Fig. 5.1 provides a demonstration of this similarity calculation. Two signals \(\blue{x[n]}\) (a triangle wave, top plot) and \(\red{y[n]}\) (a cosine wave, center plot) with \(N=32\) samples are compared by summing the sample-by-sample product (\(\blue{x[n]} \cdot \red{y[n]}\), bottom plot).

Each step of the loop (equivalently, term of the summation) is calculated independently, and the height of the bar on the right plot shows the running total. When the loop is finished (we’ve summed all samples \(n=0,1,\dots,31\)), we’ll have computed the total similarity \(\purple{S}\).

Once Loop Reflect

Fig. 5.1 Similarity \(\purple{S}\) between signals \(\blue{x}\) and \(\red{y}\) is computed by summing the element-wise product of their samples \(\blue{x[n]} \cdot \red{y[n]}\).

This process might feel a bit like convolution, and the equations do look similar and involve many of the same ingredients. However, there are some key differences:

1. Convolution can be computed between any two signals. Similarity is only defined for two signals of exactly the same length.

2. Convolution involves shifting (delaying) one signal several times to produce the output. Similarity does not use shifting.

3. Convolution produces an output signal of multiple samples. Similarity produces a single number.

5.1.2. Interpreting similarity

Note that the values of \(\blue{x[n]}\) and \(\red{y[n]}\) can be either positive or negative, and as a result, so can the similarity value \(\purple{S(x, y)}\). To build some intuition for how this similarity behaves, it can be helpful to imagine situations which could lead to different values of \(\purple{S}\): large positive, large negative, or near zero.

Whenever the signs of \(\blue{x[n]}\) and \(\red{y[n]}\) agree, the contribution to the total sum \(\purple{S}\) is positive. If this happens often (over many sample indices \(n\)), then \(\purple{S}\) will consist primarily of positive contributions, and therefore be a large positive number. This is the case in the example above, where the signs of the two signals are generally in agreement, leading to the high similarity score.
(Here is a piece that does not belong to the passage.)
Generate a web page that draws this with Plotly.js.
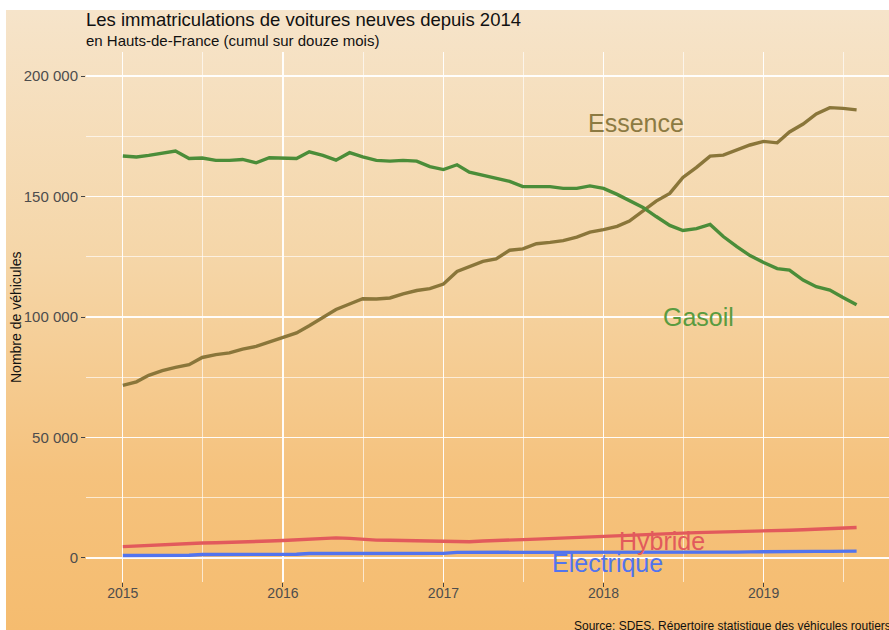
<!DOCTYPE html>
<html>
<head>
<meta charset="utf-8">
<script src="https://cdn.plot.ly/plotly-3.0.1.min.js"></script>
<style>
  html, body { margin:0; padding:0; width:889px; height:630px; overflow:hidden; background:#ffffff; }
  #bg { position:absolute; left:6px; top:10px; width:883px; height:620px;
        background: linear-gradient(to bottom, #F6E4CA 0%, #F5D6A8 40%, #F5C27D 75%, #F5BC6F 100%); }
  #chart { position:absolute; left:0; top:0; width:900px; height:630px; }
</style>
</head>
<body>
<div id="bg"></div>
<div id="chart"></div>
<script>
// Months (Jan 2015 - Aug 2019)
var months = [
  "2015-01","2015-02","2015-03","2015-04","2015-05","2015-06","2015-07","2015-08","2015-09","2015-10","2015-11","2015-12",
  "2016-01","2016-02","2016-03","2016-04","2016-05","2016-06","2016-07","2016-08","2016-09","2016-10","2016-11","2016-12",
  "2017-01","2017-02","2017-03","2017-04","2017-05","2017-06","2017-07","2017-08","2017-09","2017-10","2017-11","2017-12",
  "2018-01","2018-02","2018-03","2018-04","2018-05","2018-06","2018-07","2018-08","2018-09","2018-10","2018-11","2018-12",
  "2019-01","2019-02","2019-03","2019-04","2019-05","2019-06","2019-07","2019-08"
];

var essence = [
  71600, 73100, 75800, 77700, 79100, 80200, 83200, 84400, 85100, 86700, 87800, 89600,
  91600, 93400, 96400, 99900, 103100, 105400, 107600, 107500, 107900, 109600, 111000, 111800,
  113700, 118900, 120900, 123100, 124100, 127700, 128300, 130400, 131000, 131700, 133200, 135200,
  136300, 137600, 139800, 144200, 148100, 151300, 157900, 162100, 166800, 167200, 169400, 171400,
  172900, 172300, 176800, 180100, 184300, 186900, 186600, 186000
];

var gasoil = [
  166800, 166400, 167100, 167900, 168900, 165800, 166000, 165000, 165000, 165400, 164000, 166100,
  166100, 165800, 168600, 167100, 165100, 168200, 166500, 165000, 164700, 165000, 164700, 162400,
  161200, 163200, 160100, 158800, 157500, 156300, 154100, 154100, 154100, 153400, 153400, 154400,
  153400, 150900, 148400, 145500, 141700, 138000, 135900, 136700, 138400, 133400, 129200, 125500,
  122600, 120100, 119500, 115300, 112600, 111200, 108100, 105100
];

var hybride = [
  4700, 5000, 5200, 5400, 5600, 5900, 6200, 6300, 6400, 6500, 6700, 7000,
  7200, 7500, 7900, 8200, 8300, 8100, 7700, 7400, 7300, 7200, 7200, 7200,
  6900, 6700, 6700, 7000, 7300, 7400, 7600, 7800, 8000, 8200, 8500, 8800,
  8900, 9100, 9300, 9600, 9800, 10000, 10300, 10500, 10600, 10800, 11000, 11200,
  11300, 11400, 11500, 11700, 11900, 12100, 12300, 12600
];

var electrique = [
  1000, 1000, 1000, 1000, 1000, 1100, 1400, 1400, 1400, 1400, 1400, 1400,
  1500, 1500, 1800, 1800, 1800, 1800, 1800, 1800, 1800, 1800, 1800, 1800,
  1900, 2300, 2300, 2300, 2200, 2200, 2100, 2100, 2100, 2100, 2100, 2100,
  2100, 2100, 2100, 2100, 2200, 2200, 2200, 2200, 2200, 2300, 2400, 2500,
  2600, 2600, 2600, 2700, 2700, 2700, 2800, 2800
];

var seriesNames = ["Essence", "Gasoil", "Hybride", "Electrique"];
var xTickVals = ["2015-01-01","2016-01-01","2017-01-01","2018-01-01","2019-01-01"];
var xTickText = ["2015","2016","2017","2018","2019"];
var xMinorVals = ["2014-07-02","2015-07-02","2016-07-02","2017-07-02","2018-07-02","2019-07-02"];
var yTickVals = [0, 50000, 100000, 150000, 200000];
var yTickText = ["0","50 000","100 000","150 000","200 000"];
var yMinorVals = [25000, 75000, 125000, 175000];

var colors = {Essence:"#8A763A", Gasoil:"#4B8D39", Hybride:"#E25A5C", Electrique:"#5274EE"};
var labelColors = {Essence:"#8C7A42", Gasoil:"#5A9B40", Hybride:"#E25A5C", Electrique:"#5274EE"};
var values = {Essence:essence, Gasoil:gasoil, Hybride:hybride, Electrique:electrique};

var traces = seriesNames.map(function(n){
  return {x: months, y: values[n], type:"scatter", mode:"lines", name:n,
          line:{color:colors[n], width:3.4}, hoverinfo:"skip"};
});

var FONT = "Liberation Sans, Arial, sans-serif";

var labelPos = {
  Essence:   {x:"2018-03-17", y:180500},
  Gasoil:    {x:"2018-08-05", y:100000},
  Hybride:   {x:"2018-05-15", y:7000},
  Electrique:{x:"2018-01-10", y:-2100}
};

var annotations = seriesNames.map(function(n){
  return {x:labelPos[n].x, y:labelPos[n].y, xref:"x", yref:"y", text:n, showarrow:false,
          xanchor:"center", yanchor:"middle", font:{family:FONT, size:25, color:labelColors[n]}};
});

annotations.push({xref:"paper", yref:"paper", x:-0.002, y:(582-41)/530, xanchor:"left", yanchor:"middle",
  text:"en Hauts-de-France (cumul sur douze mois)", showarrow:false, font:{family:FONT, size:15, color:"#111"}});
annotations.push({xref:"paper", yref:"paper", x:1, y:(582-626)/530, xanchor:"right", yanchor:"middle",
  text:"Source: SDES, Répertoire statistique des véhicules routiers", showarrow:false, font:{family:FONT, size:12, color:"#111"}});
annotations.push({xref:"paper", yref:"paper", x:(16-86)/807, y:0.5, xanchor:"center", yanchor:"middle", textangle:-90,
  text:"Nombre de véhicules", showarrow:false, font:{family:FONT, size:14, color:"#111"}});

var layout = {
  width:900, height:630,
  margin:{l:86, r:7, t:52, b:48},
  paper_bgcolor:"rgba(0,0,0,0)", plot_bgcolor:"rgba(0,0,0,0)",
  showlegend:false,
  font:{family:FONT, color:"#111"},
  title:{text:"Les immatriculations de voitures neuves depuis 2014", xref:"container", yref:"container",
         x:86/900, xanchor:"left", y:1-20/630, yanchor:"middle", font:{family:FONT, size:18.5, color:"#111"}},
  xaxis:{type:"date", range:["2014-10-09","2019-10-23"], tickmode:"array", tickvals:xTickVals, ticktext:xTickText,
         ticks:"outside", ticklen:4, tickwidth:1, tickcolor:"#444", showline:false, zeroline:false,
         ticklabelstandoff:-6,
         showgrid:true, gridcolor:"rgba(255,255,255,0.95)", gridwidth:1.2,
         tickfont:{family:FONT, size:14, color:"#4D4D4D"},
         minor:{tickmode:"array", tickvals:xMinorVals, showgrid:true, gridcolor:"rgba(255,255,255,0.8)", gridwidth:0.8, ticks:""}},
  yaxis:{range:[-10000, 210000], tickmode:"array", tickvals:yTickVals, ticktext:yTickText,
         ticks:"outside", ticklen:4, tickwidth:1, tickcolor:"#444", showline:false, zeroline:false,
         showgrid:true, gridcolor:"rgba(255,255,255,0.95)", gridwidth:1.2,
         tickfont:{family:FONT, size:15, color:"#4D4D4D"},
         minor:{tickmode:"array", tickvals:yMinorVals, showgrid:true, gridcolor:"rgba(255,255,255,0.8)", gridwidth:0.8, ticks:""}},
  annotations:annotations
};

Plotly.newPlot("chart", traces, layout, {displayModeBar:false, staticPlot:true});
</script>
</body>
</html>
Likewise, when the signs disagree (e.g., \(\blue{x[n]} > 0 > \red{y[n]}\)), the contribution to the sum is negative. Again, if this happens often, then \(\purple{S}\) will consist primarily of negative contributions, and be a large negative number.

If neither of these situations occur, then the signs of \(\blue{x[n]}\) and \(\red{y[n]}\) agree and disagree comparably often. The positive and negative contributions will be (approximately) balanced, so the total \(\purple{S}\) will be near zero.

An example of each of these three cases is demonstrated in the figure below. It’s important to remember that these cases are meant as qualitative examples, and the behavior of \(\purple{S}\) will depend also on the magnitude of the sample values, not just their signs.

Fig. 5.2 Top: two waves of the same frequency and small phase difference produce a high similarity score \(\purple{S=21.7}\). Middle: two waves with maximal phase difference (\(pi\)) produce a minimal similarity score \(\purple{S=-25.0}\). Bottom: two waves of different frequencies can produce a similarity score of \(\purple{S=0}\).

5.1.3. Summary

The definition of similarity that we’ve seen here can be applied to any pair of signals \(x\) and \(y\), as long as they have the same length.

In the context of the Fourier transform, we’re given a signal \(x\), and the transform will be defined by the similarity scores produced by comparing \(x\) to a collection of signals. Our next step is to determine what that collection will be.